Exercise directions:
Omit all images, then repeat exactly the lines below from the one containing "Write a component" through the one containing "const Y_TICKS = [0, 1000, 2000, 3000, 4000, 5000];", both ends included.

Data for processing:
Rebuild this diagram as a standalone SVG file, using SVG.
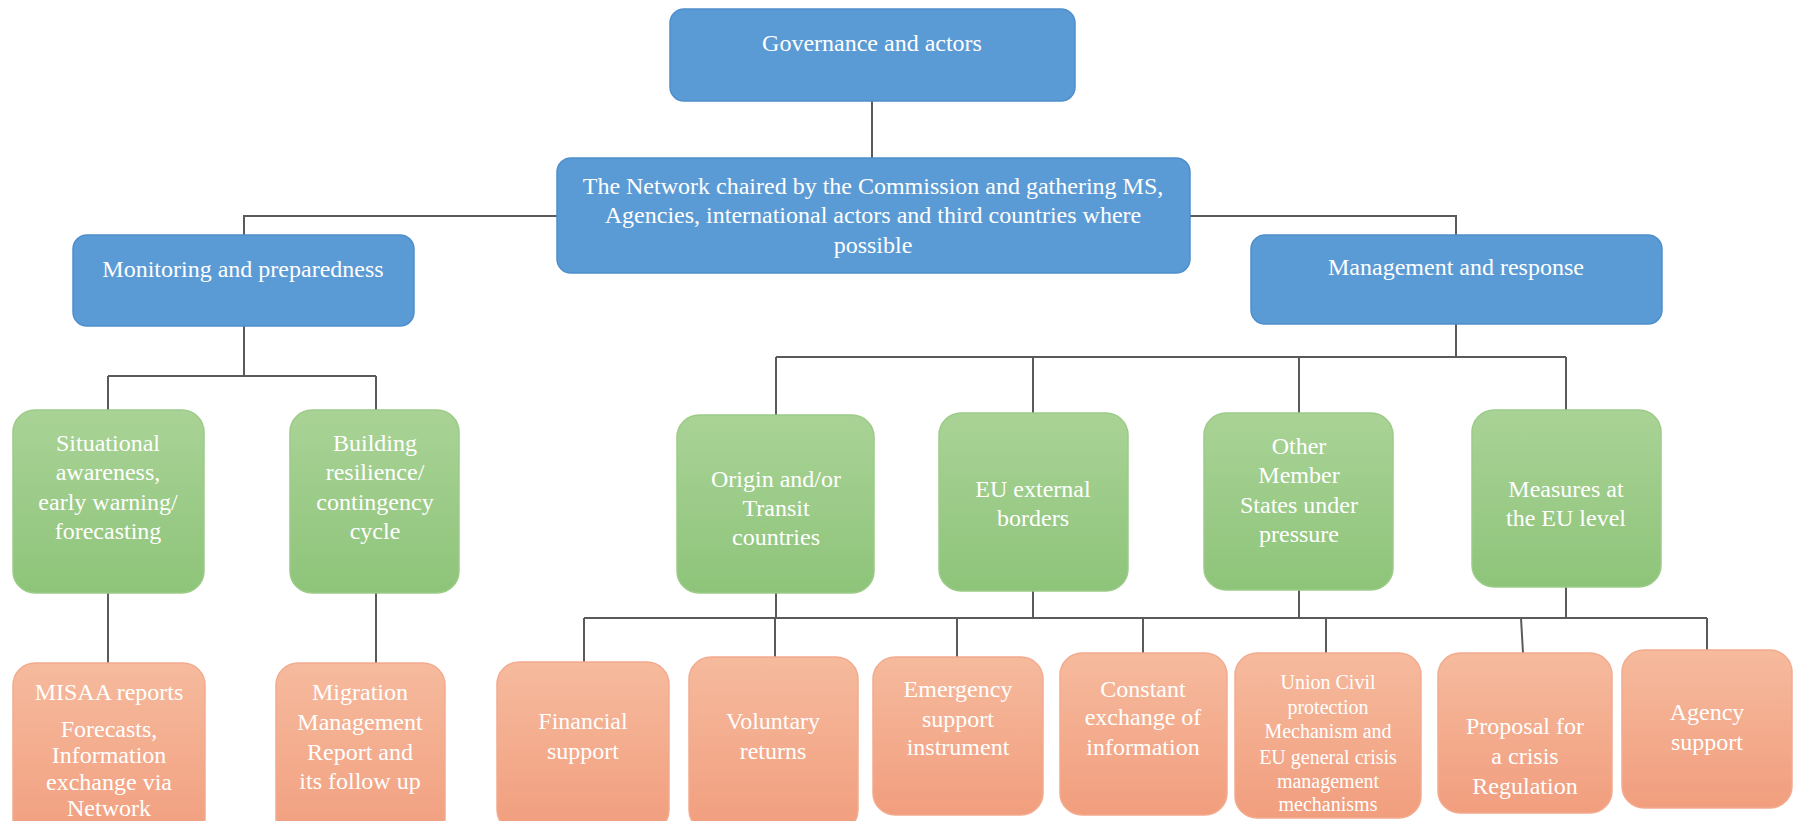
<svg xmlns="http://www.w3.org/2000/svg" width="1797" height="821" viewBox="0 0 1797 821">
<defs>
<linearGradient id="gGreen" x1="0" y1="0" x2="0" y2="1"><stop offset="0" stop-color="#A9D396"/><stop offset="1" stop-color="#8EC47A"/></linearGradient>
<linearGradient id="gOrange" x1="0" y1="0" x2="0" y2="1"><stop offset="0" stop-color="#F6BA9D"/><stop offset="1" stop-color="#F19E7E"/></linearGradient>
<style>
.blue{fill:#5B9BD5;stroke:#4F8FCB;stroke-width:1.5}
.green{fill:url(#gGreen);stroke:#9CCB88;stroke-width:1.5}
.orange{fill:url(#gOrange);stroke:#F2AB8E;stroke-width:1.5}
text{font-family:"Liberation Serif","Times New Roman",serif;font-size:24px;fill:#FFFFFF;text-anchor:middle}
.sm{font-size:20px}
.conn{fill:none;stroke:#5A5A5A;stroke-width:2}
</style>
</defs>
<rect width="1797" height="821" fill="#FFFFFF"/>
<g id="connectors" class="conn">
<path d="M872,101 V158"/>
<path d="M557,216 H244 V235"/>
<path d="M1190,216 H1456 V235"/>
<path d="M244,326 V376 M108,376 H376 M108,376 V410 M376,376 V410"/>
<path d="M1456,324 V357 M776,357 H1566 M776,357 V415 M1033,357 V413 M1299,357 V413 M1566,357 V410"/>
<path d="M108,593 V663 M376,593 V663"/>
<path d="M776,593 V618 M1033,591 V618 M1299,590 V618 M1566,587 V618"/>
<path d="M584,618 H1707"/>
<path d="M584,618 V662 M775,618 V657 M957,618 V657 M1143,618 V653 M1326,618 V653 M1521,618 L1523,653 M1707,618 V650"/>
</g>
<g id="governance"><rect class="blue" x="670" y="9" width="405" height="92" rx="14"/><text x="872" y="51">Governance and actors</text></g>
<g id="network"><rect class="blue" x="557" y="158" width="633" height="115" rx="14"/>
<text x="873" y="194">The Network chaired by the Commission and gathering MS,</text>
<text x="873" y="223">Agencies, international actors and third countries where</text>
<text x="873" y="253">possible</text></g>
<g id="monitoring"><rect class="blue" x="73" y="235" width="341" height="91" rx="14"/><text x="243" y="277">Monitoring and preparedness</text></g>
<g id="management"><rect class="blue" x="1251" y="235" width="411" height="89" rx="14"/><text x="1456" y="275">Management and response</text></g>

<g id="situational"><rect class="green" x="13" y="410" width="191" height="183" rx="22"/>
<text x="108" y="451">Situational</text><text x="108" y="480">awareness,</text><text x="108" y="510">early warning/</text><text x="108" y="539">forecasting</text></g>
<g id="building"><rect class="green" x="290" y="410" width="169" height="183" rx="22"/>
<text x="375" y="451">Building</text><text x="375" y="480">resilience/</text><text x="375" y="510">contingency</text><text x="375" y="539">cycle</text></g>
<g id="origin"><rect class="green" x="677" y="415" width="197" height="178" rx="22"/>
<text x="776" y="487">Origin and/or</text><text x="776" y="516">Transit</text><text x="776" y="545">countries</text></g>
<g id="euexternal"><rect class="green" x="939" y="413" width="189" height="178" rx="22"/>
<text x="1033" y="497">EU external</text><text x="1033" y="526">borders</text></g>
<g id="othermember"><rect class="green" x="1204" y="413" width="189" height="177" rx="22"/>
<text x="1299" y="454">Other</text><text x="1299" y="483">Member</text><text x="1299" y="513">States under</text><text x="1299" y="542">pressure</text></g>
<g id="measures"><rect class="green" x="1472" y="410" width="189" height="177" rx="22"/>
<text x="1566" y="497">Measures at</text><text x="1566" y="526">the EU level</text></g>

<g id="misaa"><rect class="orange" x="13" y="663" width="192" height="185" rx="22"/>
<text x="109" y="700">MISAA reports</text><text x="109" y="737">Forecasts,</text><text x="109" y="763">Information</text><text x="109" y="790">exchange via</text><text x="109" y="816">Network</text></g>
<g id="migration"><rect class="orange" x="276" y="663" width="169" height="185" rx="22"/>
<text x="360" y="700">Migration</text><text x="360" y="730">Management</text><text x="360" y="760">Report and</text><text x="360" y="789">its follow up</text></g>
<g id="financial"><rect class="orange" x="497" y="662" width="172" height="170" rx="22"/>
<text x="583" y="729">Financial</text><text x="583" y="759">support</text></g>
<g id="voluntary"><rect class="orange" x="689" y="657" width="169" height="175" rx="22"/>
<text x="773" y="729">Voluntary</text><text x="773" y="759">returns</text></g>
<g id="emergency"><rect class="orange" x="873" y="657" width="170" height="158" rx="22"/>
<text x="958" y="697">Emergency</text><text x="958" y="727">support</text><text x="958" y="755">instrument</text></g>
<g id="constant"><rect class="orange" x="1060" y="653" width="167" height="162" rx="22"/>
<text x="1143" y="697">Constant</text><text x="1143" y="725">exchange of</text><text x="1143" y="755">information</text></g>
<g id="union"><rect class="orange" x="1235" y="653" width="186" height="165" rx="22"/>
<text class="sm" x="1328" y="689">Union Civil</text><text class="sm" x="1328" y="714">protection</text><text class="sm" x="1328" y="738">Mechanism and</text><text class="sm" x="1328" y="764">EU general crisis</text><text class="sm" x="1328" y="788">management</text><text class="sm" x="1328" y="811">mechanisms</text></g>
<g id="proposal"><rect class="orange" x="1438" y="653" width="174" height="160" rx="22"/>
<text x="1525" y="734">Proposal for</text><text x="1525" y="764">a crisis</text><text x="1525" y="794">Regulation</text></g>
<g id="agency"><rect class="orange" x="1622" y="650" width="170" height="158" rx="22"/>
<text x="1707" y="720">Agency</text><text x="1707" y="750">support</text></g>
</svg>
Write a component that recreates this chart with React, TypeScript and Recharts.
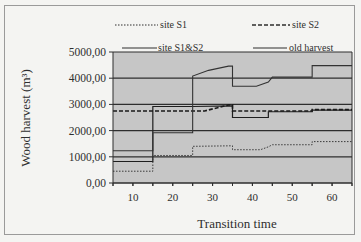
import { LineChart, Line, XAxis, YAxis, CartesianGrid, ReferenceLine } from "recharts";

const X_TICKS = [5, 10, 15, 20, 25, 30, 35, 40, 45, 50, 55, 60, 65];
const Y_TICKS = [0, 1000, 2000, 3000, 4000, 5000];

// transition time (t) vs wood harvest (v)
const siteS1 = [
  { t: 5, v: 450 }, { t: 15, v: 450 }, { t: 15, v: 1050 }, { t: 25, v: 1050 },
  { t: 25, v: 1400 }, { t: 35, v: 1420 }, { t: 35, v: 1270 }, { t: 42, v: 1270 },
  { t: 44, v: 1380 }, { t: 45, v: 1460 }, { t: 55, v: 1460 }, { t: 55, v: 1580 },
  { t: 65, v: 1580 },
];
const siteS2 = [
  { t: 5, v: 2750 }, { t: 28, v: 2750 }, { t: 34, v: 2980 }, { t: 35, v: 2980 },
  { t: 35, v: 2750 }, { t: 55, v: 2750 }, { t: 55, v: 2800 }, { t: 65, v: 2800 },
];
const siteS1S2 = [
  { t: 5, v: 1230 }, { t: 15, v: 1230 }, { t: 15, v: 1920 }, { t: 25, v: 1920 },
  { t: 25, v: 4080 }, { t: 29, v: 4300 }, { t: 34, v: 4460 }, { t: 35, v: 4460 },
  { t: 35, v: 3690 }, { t: 41, v: 3690 }, { t: 44, v: 3850 }, { t: 45, v: 4040 },
  { t: 55, v: 4040 }, { t: 55, v: 4480 }, { t: 65, v: 4480 },
];
const oldHarvest = [
  { t: 5, v: 820 }, { t: 15, v: 820 }, { t: 15, v: 2920 }, { t: 25, v: 2920 },
  { t: 35, v: 2940 }, { t: 35, v: 2500 }, { t: 44, v: 2500 }, { t: 44, v: 2720 },
  { t: 55, v: 2720 }, { t: 55, v: 2780 }, { t: 65, v: 2780 },
];

const FONT = "Liberation Serif, Times New Roman, DejaVu Serif, serif";
const INK = "#2e2e2e";

const fmtY = (v: number) => v.toFixed(2).replace(".", ",");
const fmtX = (v: number) => (v % 10 === 0 && v !== 0 ? String(v) : "");

function XTick({ x, y, payload }: any) {
  const label = fmtX(payload.value);
  return (
    <g>
      <line x1={x} y1={y - 5} x2={x} y2={y - 2} stroke={INK} />
      {label && (
        <text x={x} y={y + 13} textAnchor="middle" fill={INK} style={{ fontFamily: FONT, fontSize: 11 }}>
          {label}
        </text>
      )}
    </g>
  );
}

function YTick({ x, y, payload }: any) {
  return (
    <text x={x} y={y + 4} textAnchor="end" fill={INK} style={{ fontFamily: FONT, fontSize: 11.5 }}>
      {fmtY(payload.value)}
    </text>
  );
}

export default function App() {
  return (
    <div style={{ position: "absolute", left: 0, top: 0, width: 361, height: 242, background: "#f4f4f2", fontFamily: FONT }}>
      <div style={{ position: "absolute", left: 4, top: 5, width: 349, height: 228, border: "1px solid #9a9a9a" }} />
      <LineChart width={361} height={242} data={siteS1S2} margin={{ top: 52, right: 9, left: 0, bottom: 39 }}>
        <CartesianGrid vertical={false} stroke={INK} strokeWidth={1.2} fill="#c6c6c6" fillOpacity={1} />
        <XAxis
          dataKey="t"
          type="number"
          domain={[5, 65]}
          ticks={X_TICKS}
          interval={0}
          height={20}
          tickSize={3}
          tickMargin={2}
          stroke={INK}
          tick={<XTick />}
          allowDataOverflow
        />
        <YAxis
          dataKey="v"
          type="number"
          domain={[0, 5000]}
          ticks={Y_TICKS}
          interval={0}
          width={113}
          tickSize={4}
          tickMargin={3}
          stroke={INK}
          tick={<YTick />}
        />
        <ReferenceLine x={65} stroke={INK} strokeWidth={1} />
        <Line data={oldHarvest} dataKey="v" stroke="#1e1e1e" strokeWidth={1.2} dot={false} isAnimationActive={false} />
        <Line data={siteS2} dataKey="v" stroke="#1a1a1a" strokeWidth={1.6} strokeDasharray="4 2" dot={false} isAnimationActive={false} />
        <Line data={siteS1S2} dataKey="v" stroke="#333" strokeWidth={1.1} dot={false} isAnimationActive={false} />
        <Line data={siteS1} dataKey="v" stroke="#3a3a3a" strokeWidth={1} strokeDasharray="1.5 1.5" dot={false} isAnimationActive={false} />
      </LineChart>
      <svg width={361} height={242} style={{ position: "absolute", left: 0, top: 0, pointerEvents: "none", fontFamily: FONT }}>
        <g fontSize={10} fill={INK}>
          <line x1={115} y1={25} x2={158} y2={25} stroke={INK} strokeWidth={1} strokeDasharray="1.5 1.5" />
          <text x={160} y={28}>site S1</text>
          <line x1={252} y1={25} x2={290} y2={25} stroke={INK} strokeWidth={1.5} strokeDasharray="4 2" />
          <text x={292} y={28}>site S2</text>
          <line x1={122} y1={48} x2={157} y2={48} stroke={INK} strokeWidth={1} />
          <text x={158} y={51}>site S1&amp;S2</text>
          <line x1={253} y1={48} x2={287} y2={48} stroke={INK} strokeWidth={1.2} />
          <text x={289} y={51}>old harvest</text>
        </g>
        <text x={237} y={228} textAnchor="middle" fontSize={13} fill={INK}>Transition time</text>
        <text transform="translate(30,118) rotate(-90)" textAnchor="middle" fontSize={13} fill={INK}>
          Wood harvest (m³)
        </text>
      </svg>
    </div>
  );
}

Exercise output:
Write a component that recreates this chart with React, TypeScript and Recharts.
import { LineChart, Line, XAxis, YAxis, CartesianGrid, ReferenceLine } from "recharts";

const X_TICKS = [5, 10, 15, 20, 25, 30, 35, 40, 45, 50, 55, 60, 65];
const Y_TICKS = [0, 1000, 2000, 3000, 4000, 5000];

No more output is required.